IBEIS is a large autonomous computational system that starts from image collections and progresses all the way to answering ecological and conservation queries, such as population sizes, species distributions and interactions, and movement patterns. The images are taken by field scientists, tourists, and incidental photographers, and are gathered from camera traps and autonomous vehicles. IBEIS can detect various species of animals in those images and identify individual animals of most striped, spotted, wrinkled or notched species. It stores the information about who the animals are, where they are and when they are there in a database and provides query tools to that data for scientists and curious people to find out what those animals are doing and why they are doing it.

Monday, July 21, 2014

Connections made in Kenya

Yesterday was a nice and special day: Clara and Marco had an engagement party. They met during the Field Computational Ecology course in 2012. Marco is a PhD student at University of Illinois and (as we have mentioned) has built the server and is the main systems person of the IBEIS project.
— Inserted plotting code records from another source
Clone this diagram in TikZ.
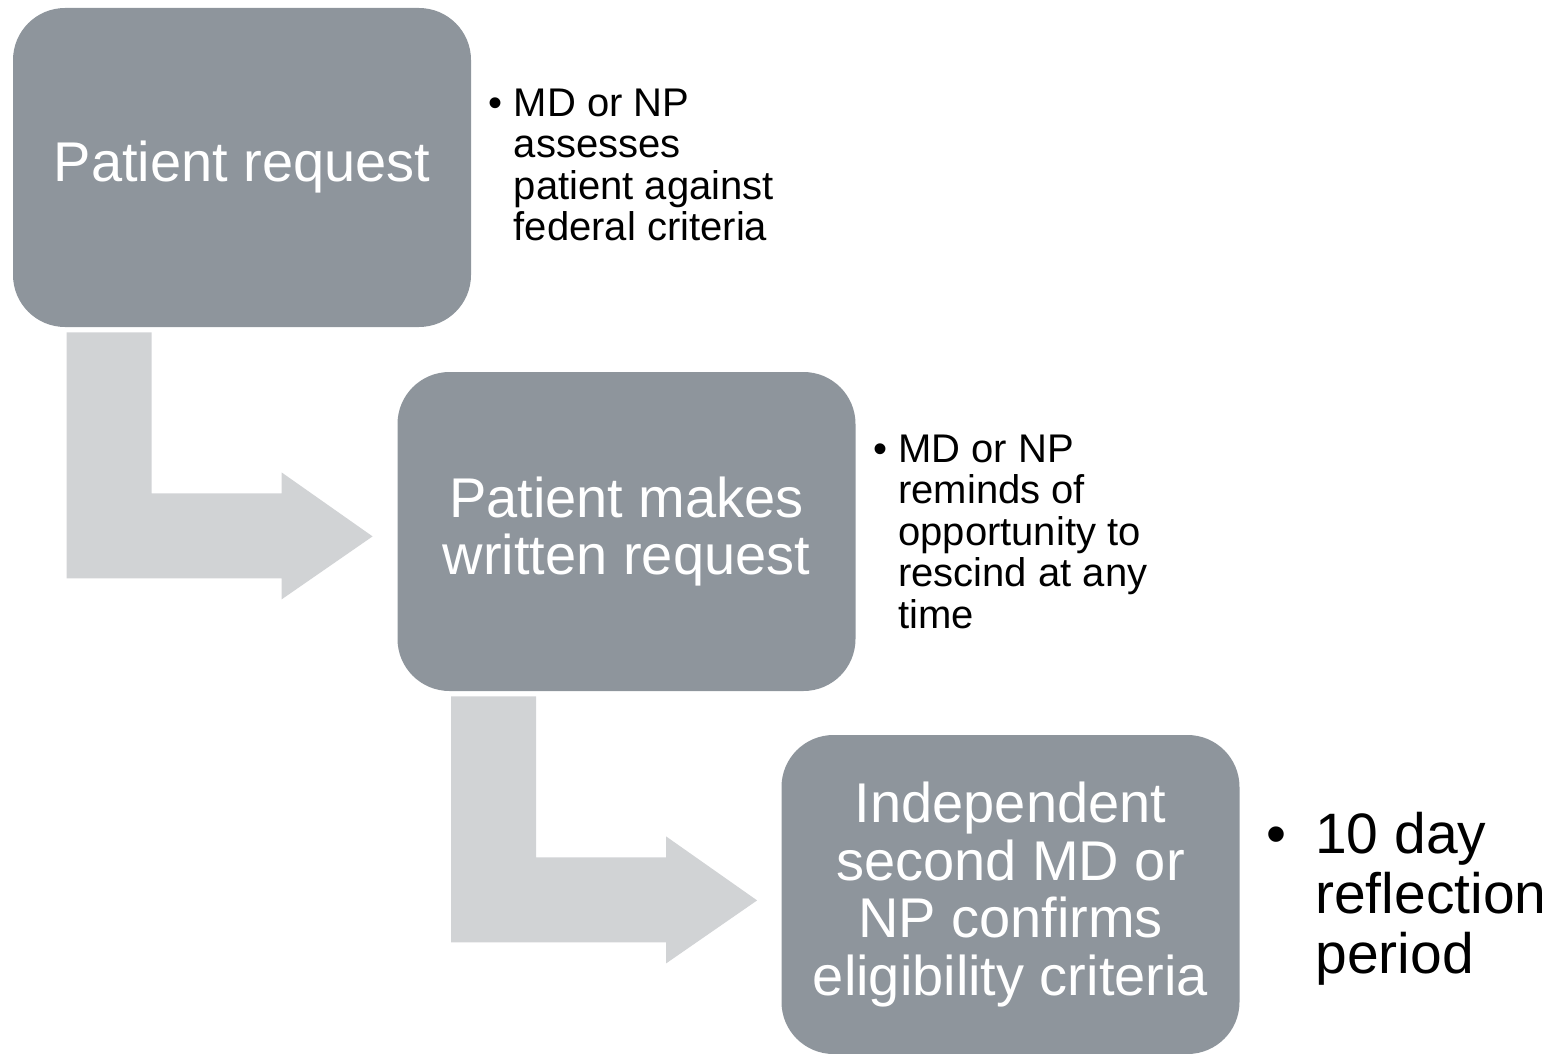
\documentclass[tikz,border=0pt]{standalone}
\usepackage{fontspec}
\setmainfont{Liberation Sans}
\definecolor{boxgray}{HTML}{8E959C}
\definecolor{arrowgray}{HTML}{D1D3D5}
\tikzset{
  stepbox/.style={fill=boxgray, rounded corners=26pt, minimum width=229pt, minimum height=159.5pt,
    inner sep=0pt, text=white, align=center, font=\fontsize{28}{28.75}\selectfont},
  note/.style={anchor=west, align=left, inner sep=0pt, font=\fontsize{20}{20.75}\selectfont},
  bentarrow/.style={fill=arrowgray},
}

\begin{document}
\begin{tikzpicture}[x=0.5pt, y=-0.5pt]
    \useasboundingbox (0,0) rectangle (1559,1054);
    \node[stepbox] (request) at (242,167.5) {Patient request}; % step 1
    \node[stepbox] (written) at (626.5,531.5) {Patient makes\\written request}; % step 2
    \node[stepbox] (confirm) at (1010.5,894.5) {Independent\\second MD or\\NP confirms\\eligibility criteria}; % step 3
    \node[note] (assess) at ([xshift=21pt, yshift=1.25pt]request.east) {\llap{\textbullet\hspace{5.5pt}}MD or NP\\assesses\\patient against\\federal criteria};
    \node[note] (remind) at ([xshift=21pt]written.east) {\llap{\textbullet\hspace{5.5pt}}MD or NP\\reminds of\\opportunity to\\rescind at any\\time};
    \node[note, font=\fontsize{28.5}{30}\selectfont] (reflect) at ([xshift=37.5pt, yshift=-2pt]confirm.east) {\llap{\textbullet\hspace{14.5pt}}10 day\\reflection\\period};
    \foreach \from in {request, written} % bent arrows
      \fill[bentarrow] ([shift={(54,5)}]\from.south west) -- ++(85,0) -- ++(0,161) -- ++(130,0) -- ++(0,-21)
        -- ++(91,64) -- ++(-91,63) -- ++(0,-21) -- ++(-215,0) -- cycle;
\end{tikzpicture}
\end{document}
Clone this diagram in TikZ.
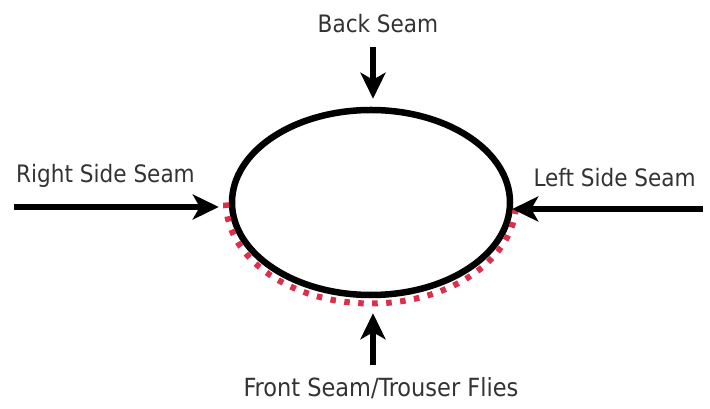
\documentclass[tikz,border=0pt]{standalone}
\usepackage{fontspec}
\setmainfont{DejaVu Sans Condensed}
\usetikzlibrary{arrows.meta, positioning, shapes.geometric, calc}
\definecolor{cred}{HTML}{DC2F4C}
\definecolor{ctext}{HTML}{333333}
\tikzset{
  every picture/.style={font=\fontsize{24}{28}\selectfont, line width=6.5pt},
  arrow/.style={-{Stealth[length=26pt, width=25pt, inset=7pt]}, line width=5.5pt},
  lbl/.style={text=ctext, inner sep=0pt, anchor=base},
  stitch/.style={draw=cred, line width=6pt, dash pattern=on 5.5pt off 8.5pt},
}

\begin{document}
\begin{tikzpicture}[x=1pt, y=1pt]
  \useasboundingbox (0,0) rectangle (710,409);
  \node[ellipse, draw, minimum width=278pt, minimum height=185pt, inner sep=0pt] (pocket) at (371,206.5) {};
  \draw[stitch] ($(pocket.center)+(-145,0)$) arc[start angle=180, end angle=360, x radius=145pt, y radius=101pt];
  \node[lbl] (backlbl) at (378,376) {Back Seam};
  \node[lbl, anchor=base west] (rightlbl) at (13,226) {Right Side Seam};
  \node[lbl, anchor=base east] (leftlbl) at (699,222) {Left Side Seam};
  \node[lbl, font=\fontsize{25}{28}\selectfont] (frontlbl) at (381,12) {Front Seam/Trouser Flies};
  \coordinate (backtail) at (373,362);
  \coordinate (fronttail) at (373,44);
  \coordinate (righttail) at (14,202);
  \coordinate (lefttail) at (703,200);
  \draw[arrow] (backtail) -- ($(backtail |- pocket.north)+(0,8)$);
  \draw[arrow] (fronttail) -- ($(fronttail |- pocket.south)+(0,-15)$);
  \draw[arrow] (righttail) -- ($(righttail -| pocket.west)+(-10,0)$);
  \draw[arrow] (lefttail) -- ($(lefttail -| pocket.east)+(-1,0)$);
\end{tikzpicture}
\end{document}
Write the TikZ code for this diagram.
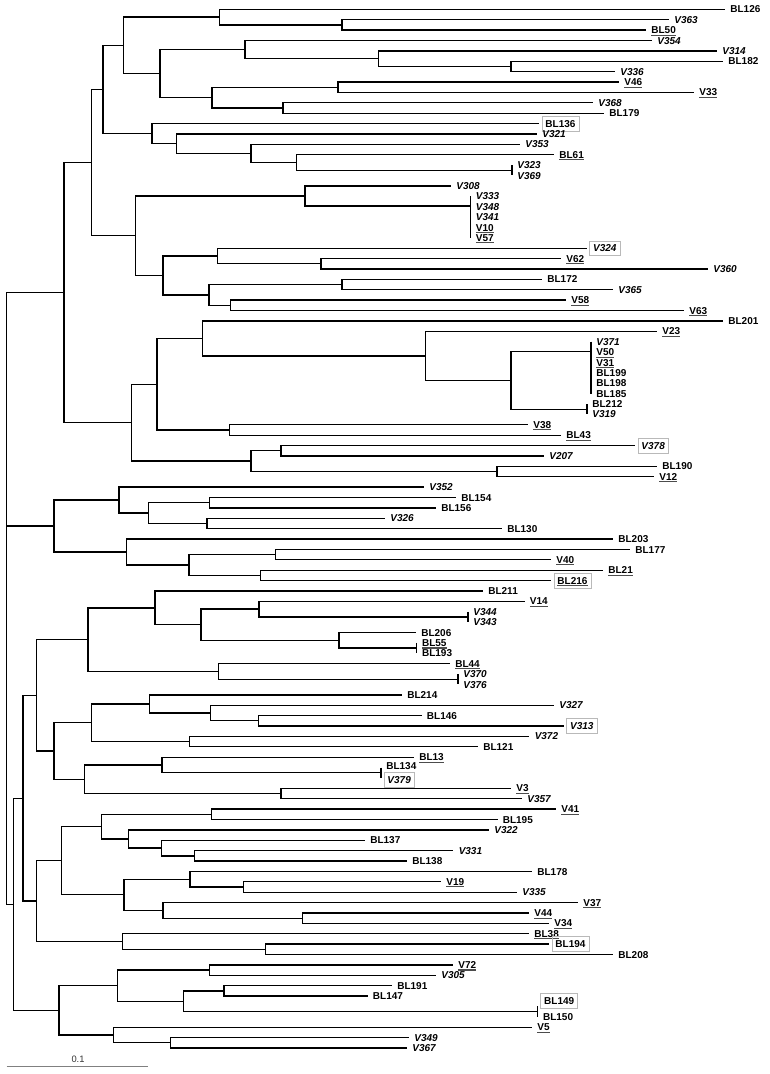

Clara is a recent Masters graduate from the University of Nairobi and is now the IBEIS project representative in Kenya. Jackson, one of the Mpala drivers, negotiated to buy a goat, brought it to Githae (Mpala ranch house cook) who slaughtered and grilled it. There was maize, salad, pasta, cheese bread, super spice salsa, and... GOAT (nyama choma)! We had the feast at the ranch house, a beautiful relaxing afternoon. Congratulations, Clara and Marco!

And then it rained. The crew had to get back to Ol Pej and Blair did a sisyphean job of driving everybody back in the rain over clay roads that when wet instantly become trecherous ice skating ditches. 20km can take over 2 hours!